In 2020 she created the digital archive of the 4th World Congress of Psychogeography, and received a grant from the Centre del Carme Cultura Contemporània to facilitate visual and live art workshops for people at risk of exclusion. Between 2017 and 2019 she wrote for Art Practical, completed a curatorial internship at the Media and Performance department at MoMA and a development & fundraising internship at Southern Exposure. As many other fellow art-related practitioners, she’s a moonlighter too.
Jody Oberfelder has created a vast array of performance works and films. which explore a myriad of presentational formats. Her goal is to expand the scope of how one experiences dance, surprising audiences by taking them on a journey through theatrical environs, historical habitats, or ordinary places. Her immersive body trilogy: 4Chambers, The Brain Piece, Madame Ovary were performed on Governors Island in an historic house, New York Live Arts, and the Flea Theater. In May 2021 the company will perform in the prestigious Dance Munich Festival “Walking to Present and a seven-person version of Life Traveler, a pop-up piece performed in public space, provoking pause in the midst of everyday life so as to contemplate intimate journeys. Her athletic and visually tantalizing pieces include a solo concert at PS 122, and company works: Tangram 2004, Moved, Social Dances , The Story Thus Far, The Title Comes Last, Approaching Climax, Dido & Aeneas 2008, Soldier’s Tale, Kurt Weill’s Zaubernacht, and Castle Walk, a danced-through tour of a Baroque Palace in Portugal.
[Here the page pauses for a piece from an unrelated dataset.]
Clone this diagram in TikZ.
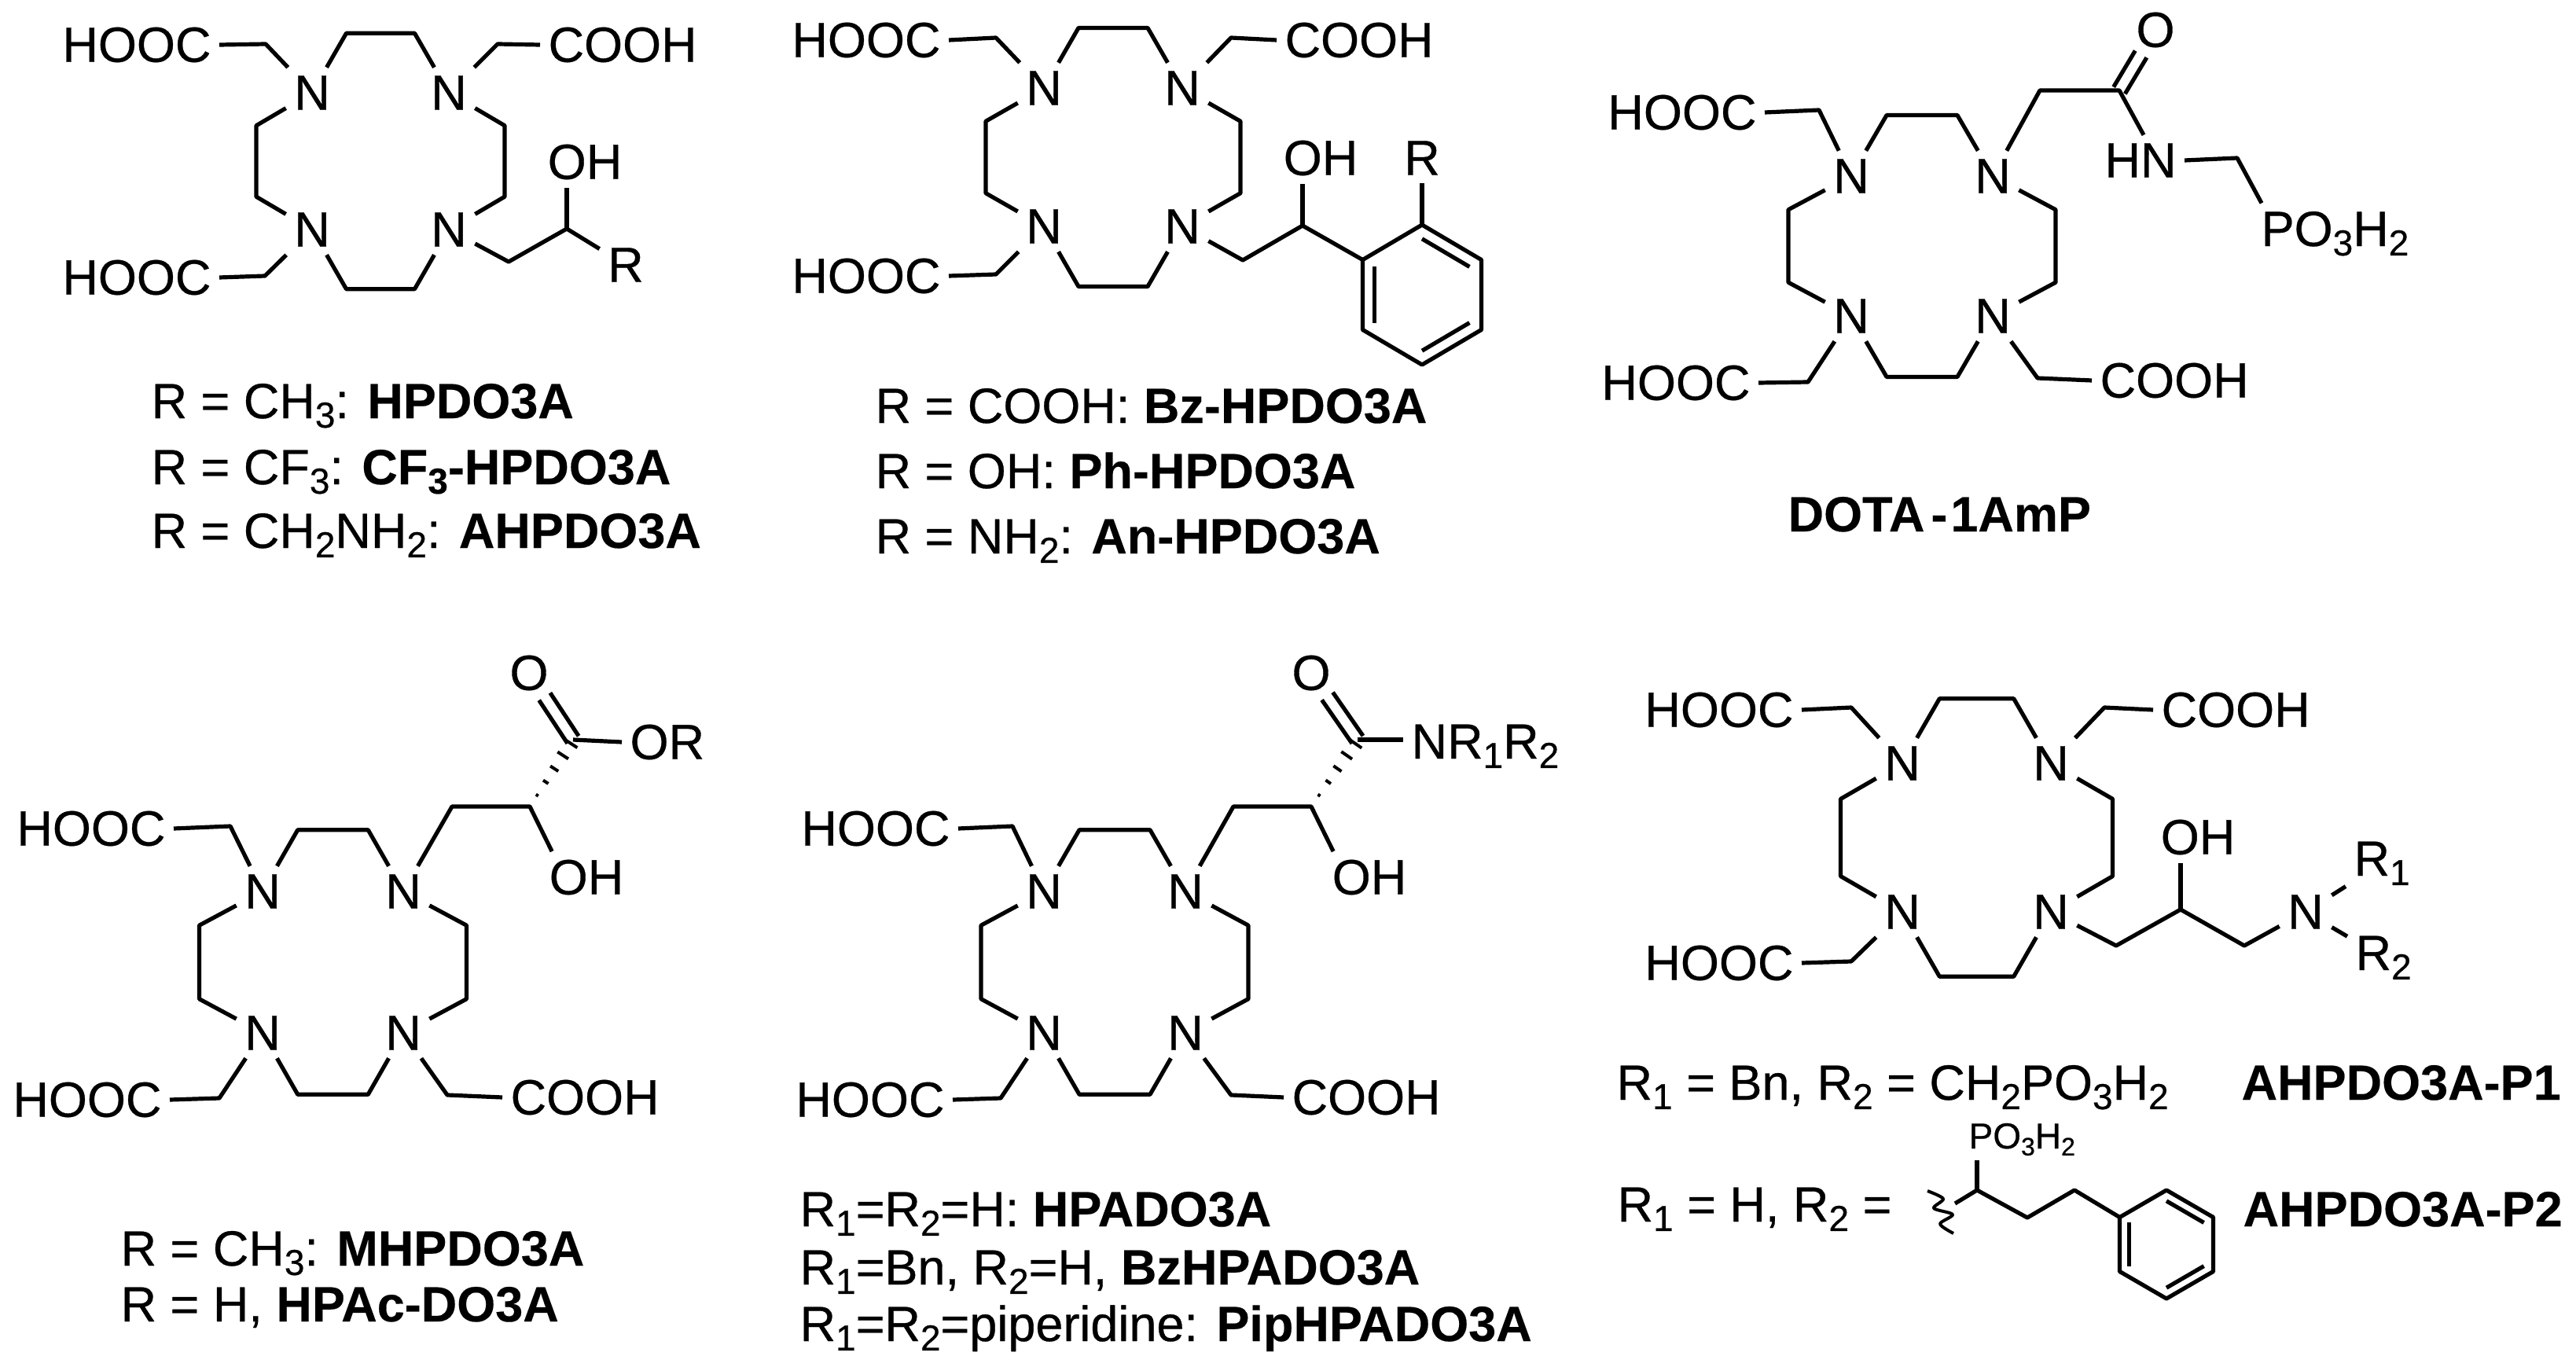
\documentclass[tikz,border=0pt]{standalone}
\usepackage{fontspec}
\setmainfont{Liberation Sans}[UprightFeatures={FakeBold=0.5},BoldFeatures={FakeBold=0.3}]
\usetikzlibrary{calc}
\newcommand{\ssub}[2][46]{\raisebox{-.19em}{\fontsize{#1}{#1}\selectfont #2}}
% macrocycle: name, centre x, centre y, half width and height of the N square, side x
\newcommand{\cyclen}[6]{
  \node (#1NW) at ({#2-#4},{#3-#5}) {N};
  \node (#1NE) at ({#2+#4},{#3-#5}) {N};
  \node (#1SW) at ({#2-#4},{#3+#5}) {N};
  \node (#1SE) at ({#2+#4},{#3+#5}) {N};
  \coordinate (#1t1) at ({#2-.5*#4},{#3-1.87*#5});
  \coordinate (#1t2) at ({#2+.5*#4},{#3-1.87*#5});
  \coordinate (#1r1) at ({#2+#6},{#3-.52*#5});
  \coordinate (#1r2) at ({#2+#6},{#3+.52*#5});
  \coordinate (#1b1) at ({#2-.5*#4},{#3+1.87*#5});
  \coordinate (#1b2) at ({#2+.5*#4},{#3+1.87*#5});
  \coordinate (#1l1) at ({#2-#6},{#3-.52*#5});
  \coordinate (#1l2) at ({#2-#6},{#3+.52*#5});
  \draw (#1NW) -- (#1t1) -- (#1t2) -- (#1NE);
  \draw (#1NE) -- (#1r1) -- (#1r2) -- (#1SE);
  \draw (#1SE) -- (#1b2) -- (#1b1) -- (#1SW);
  \draw (#1SW) -- (#1l2) -- (#1l1) -- (#1NW);
}
% benzene: name, centre x, centre y, radius x, radius y
\newcommand{\phenyl}[5]{
  \coordinate (#1c) at (#2,#3);
  \coordinate (#1v1) at (#2,{#3-#5});
  \coordinate (#1v2) at ({#2+#4},{#3-.5*#5});
  \coordinate (#1v3) at ({#2+#4},{#3+.5*#5});
  \coordinate (#1v4) at (#2,{#3+#5});
  \coordinate (#1v5) at ({#2-#4},{#3+.5*#5});
  \coordinate (#1v6) at ({#2-#4},{#3-.5*#5});
  \draw (#1v1) -- (#1v2) -- (#1v3) -- (#1v4) -- (#1v5) -- (#1v6) -- cycle;
  \foreach \i/\j in {1/2,3/4,5/6}
    \draw ($(#1c)!.8!(#1v\i)$) -- ($(#1c)!.8!(#1v\j)$);
}
\newcommand{\dbond}[2]{
  \draw[shorten >=36pt] ($(#1)!8.5pt!90:(#2)$) -- ($(#2)!8.5pt!-90:(#1)$);
  \draw[shorten >=36pt] ($(#1)!8.5pt!-90:(#2)$) -- ($(#2)!8.5pt!90:(#1)$);
}
\newcommand{\hashbond}[2]{
  \foreach \t in {.17,.37,.57,.77,.95}
    \draw[line width=4pt] ($(#1)!\t!6:(#2)$) -- ($(#1)!\t!-6:(#2)$);
}
\begin{document}
\begin{tikzpicture}
[x=1pt,y=-1pt,line width=5.2pt,line join=round,%
  every node/.style={inner sep=8pt,font=\fontsize{63}{70}\selectfont},%
  caption/.style={anchor=base west,inner sep=0pt},%
  subatom/.style={anchor=base west}]
\useasboundingbox (0,0) rectangle (3277,1739);
% first row
\cyclen{a}{484}{205}{87}{87}{158}
\node[anchor=east] (aHOOCa) at (279,57) {HOOC};
\node[anchor=west] (aCOOH) at (687,57) {COOH};
\node[anchor=east] (aHOOCb) at (279,353) {HOOC};
\node (aOH) at (744,206) {OH};
\node (aR) at (796,337) {R};
\coordinate (aCa) at (338,56);
\coordinate (aCb) at (633,56);
\coordinate (aCc) at (337,351);
\coordinate (aCd) at (647,333);
\coordinate (aCe) at (721,291);
\draw (aNW) -- (aCa) -- (aHOOCa.east);
\draw (aNE) -- (aCb) -- (aCOOH.west);
\draw (aSW) -- (aCc) -- (aHOOCb.east);
\draw (aSE) -- (aCd) -- (aCe) -- (aR);
\draw (aCe) -- (aCe |- aOH.south);
\node[caption] (aTa) at (190,532) {R = CH\ssub{3}: \textbf{HPDO3A}};
\node[caption] (aTb) at (190,616) {R = CF\ssub{3}: \textbf{CF\ssub{3}-HPDO3A}};
\node[caption] (aTc) at (190,697) {R = CH\ssub{2}NH\ssub{2}: \textbf{AHPDO3A}};

\cyclen{b}{1416}{200}{88}{88}{162}
\node[anchor=east] (bHOOCa) at (1207,51) {HOOC};
\node[anchor=west] (bCOOH) at (1624,51) {COOH};
\node[anchor=east] (bHOOCb) at (1207,351) {HOOC};
\node (bOH) at (1680,201) {OH};
\node (bR) at (1809,201) {R};
\coordinate (bCa) at (1267,48);
\coordinate (bCb) at (1566,48);
\coordinate (bCc) at (1267,349);
\coordinate (bCd) at (1581,331);
\coordinate (bCe) at (1657,287);
\phenyl{bP}{1809}{375}{75.5}{89}
\draw (bNW) -- (bCa) -- (bHOOCa.east);
\draw (bNE) -- (bCb) -- (bCOOH.west);
\draw (bSW) -- (bCc) -- (bHOOCb.east);
\draw (bSE) -- (bCd) -- (bCe) -- (bPv6);
\draw (bCe) -- (bCe |- bOH.south);
\draw (bPv1) -- (bR);
\node[caption] (bTa) at (1111,538) {R = COOH: \textbf{Bz-HPDO3A}};
\node[caption] (bTb) at (1111,621) {R = OH: \textbf{Ph-HPDO3A}};
\node[caption] (bTc) at (1111,704) {R = NH\ssub{2}: \textbf{An-HPDO3A}};

\cyclen{c}{2445}{313}{90}{89}{170}
\node[anchor=east] (cHOOCa) at (2245,143) {HOOC};
\node[anchor=east] (cHOOCb) at (2237,487) {HOOC};
\node[anchor=west] (cCOOH) at (2661,484) {COOH};
\node (cO) at (2742,38) {O};
\node (cHN) at (2723,204) {HN};
\node[subatom] (cPO) at (2866,313) {PO\ssub{3}H\ssub{2}};
\coordinate (cCa) at (2314,140);
\coordinate (cCb) at (2595,115);
\coordinate (cCc) at (2696,115);
\coordinate (cCd) at (2846,201);
\coordinate (cCe) at (2300,486);
\coordinate (cCf) at (2592,481);
\draw (cNW) -- (cCa) -- (cHOOCa.east);
\draw (cNE) -- (cCb) -- (cCc) -- ([xshift=4pt]cHN.north);
\dbond{cCc}{cO}
\draw (cHN.east) -- (cCd) -- ([xshift=11pt]cPO.north west);
\draw (cSW) -- (cCe) -- (cHOOCb.east);
\draw (cSE) -- (cCf) -- (cCOOH.west);
\node[caption] (cT) at (2272,676) {\textbf{DOTA\kern8pt-\kern4pt1AmP}};

% second row
\cyclen{d}{423.5}{1224}{89.5}{90}{170}
\node[anchor=east] (dHOOCa) at (221,1054) {HOOC};
\node[anchor=east] (dHOOCb) at (216,1399) {HOOC};
\node[anchor=west] (dCOOH) at (639,1396) {COOH};
\node (dO) at (673,856) {O};
\node[anchor=west] (dOR) at (791,944) {OR};
\node (dOH) at (746,1116) {OH};
\coordinate (dCa) at (293,1051);
\coordinate (dCb) at (575,1026);
\coordinate (dCc) at (674,1026);
\coordinate (dCd) at (729,941);
\coordinate (dCe) at (279,1397);
\coordinate (dCf) at (569,1393);
\draw (dNW) -- (dCa) -- (dHOOCa.east);
\draw (dNE) -- (dCb) -- (dCc) -- ([xshift=14pt]dOH.north west);
\hashbond{dCc}{dCd}
\dbond{dCd}{dO}
\draw (dCd) -- (dOR.west);
\draw (dSW) -- (dCe) -- (dHOOCb.east);
\draw (dSE) -- (dCf) -- (dCOOH.west);
\node[caption] (dTa) at (151,1610) {R = CH\ssub{3}: \textbf{MHPDO3A}};
\node[caption] (dTb) at (151,1681) {R = H, \textbf{HPAc-DO3A}};

\cyclen{e}{1418}{1224}{90}{90}{170}
\node[anchor=east] (eHOOCa) at (1219,1054) {HOOC};
\node[anchor=east] (eHOOCb) at (1212,1399) {HOOC};
\node[anchor=west] (eCOOH) at (1633,1396) {COOH};
\node (eO) at (1668,856) {O};
\node[subatom] (eNR) at (1785,965) {NR\ssub{1}R\ssub{2}};
\node (eOH) at (1742,1116) {OH};
\coordinate (eCa) at (1288,1051);
\coordinate (eCb) at (1569,1026);
\coordinate (eCc) at (1668,1026);
\coordinate (eCd) at (1727,941);
\coordinate (eCe) at (1273,1397);
\coordinate (eCf) at (1566,1393);
\draw (eNW) -- (eCa) -- (eHOOCa.east);
\draw (eNE) -- (eCb) -- (eCc) -- ([xshift=12pt]eOH.north west);
\hashbond{eCc}{eCd}
\dbond{eCd}{eO}
\draw (eCd) -- (eCd -| eNR.west);
\draw (eSW) -- (eCe) -- (eHOOCb.east);
\draw (eSE) -- (eCf) -- (eCOOH.west);
\node[caption] (eTa) at (1015,1560) {R\ssub{1}=R\ssub{2}=H: \textbf{HPADO3A}};
\node[caption] (eTb) at (1015,1634) {R\ssub{1}=Bn, R\ssub{2}=H, \textbf{BzHPADO3A}};
\node[caption] (eTc) at (1015,1706) {R\ssub{1}=R\ssub{2}=piperidine: \textbf{PipHPADO3A}};

\cyclen{f}{2514.5}{1065.5}{94.5}{94.5}{173}
\node[anchor=east] (fHOOCa) at (2292,903) {HOOC};
\node[anchor=west] (fCOOH) at (2739,903) {COOH};
\node[anchor=east] (fHOOCb) at (2292,1225) {HOOC};
\node (fOH) at (2796,1065) {OH};
\node (fN) at (2933,1160) {N};
\node[subatom] (fRa) at (2984,1114) {R\ssub{1}};
\node[subatom] (fRb) at (2986,1234) {R\ssub{2}};
\coordinate (fCa) at (2355,900);
\coordinate (fCb) at (2677,900);
\coordinate (fCc) at (2355,1223);
\coordinate (fCd) at (2692,1203);
\coordinate (fCe) at (2774,1157);
\coordinate (fCf) at (2855,1203);
\draw (fNW) -- (fCa) -- (fHOOCa.east);
\draw (fNE) -- (fCb) -- (fCOOH.west);
\draw (fSW) -- (fCc) -- (fHOOCb.east);
\draw (fSE) -- (fCd) -- (fCe) -- (fCf) -- (fN);
\draw (fCe) -- (fCe |- fOH.south);
\draw (fN) -- (fRa);
\draw (fN) -- (fRb);
\node[caption] (fTa) at (2054,1399) {R\ssub{1} = Bn, R\ssub{2} = CH\ssub{2}PO\ssub{3}H\ssub{2}};
\node[caption] (fTb) at (2849,1399) {\textbf{AHPDO3A-P1}};
\node[caption] (fTc) at (2055,1554) {R\ssub{1} = H, R\ssub{2} =};
\node[caption] (fTd) at (2851,1560) {\textbf{AHPDO3A-P2}};
% side group of the second R2
\node[subatom,inner sep=3pt,font=\fontsize{46}{50}\selectfont] (gPO) at (2499,1461) {PO\ssub[32]{3}H\ssub[32]{2}};
\coordinate (gCa) at (2515,1514);
\coordinate (gCb) at (2487,1531);
\coordinate (gCc) at (2579,1549);
\coordinate (gCd) at (2639,1514);
\phenyl{gP}{2756}{1583}{59.5}{69}
\draw (gCa) -- (gCa |- gPO.south);
\draw (gCb) -- (gCa) -- (gCc) -- (gCd) -- (gPv6);
\draw[line width=4pt] plot[smooth] coordinates {(2452,1515) (2472,1525) (2460,1537) (2484,1545) (2468,1557) (2485,1569)};
\end{tikzpicture}
\end{document}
Oberfelder has performed the works of Phyllis Lamhut, Meredith Monk and Ping Chong, Asad Raza (Whitney Biennial 2017), Steve Paxton (MoMA 2012) and Simone Forti (MoMA: Judson Church: The Work is Never Done) 2018-2019, and Sheryl Oring (Brooklyn Public Library 2020). Jody Oberfelder Projects impact the field by taking traditional notions of choreography and using them to create worlds where everyone is a participant.
Stefano Cossu built and used many pinhole cameras, wrote an unpublished tour diary of Los Angeles dance clubs, organized theater workshops in occupied Palestine, photographed wild rabbits at night in Chicago, raised money for a monument to Adolf Wölfli by gambling, raised an Invisible Hen in Stuttgart, and wrote poetry in terza rima and limericks on a couch from the Salvation Army. He currently engineers information systems for cultural heritage organizations, practices Judo, is drawing his own mind map, and doesn’t know where to go next.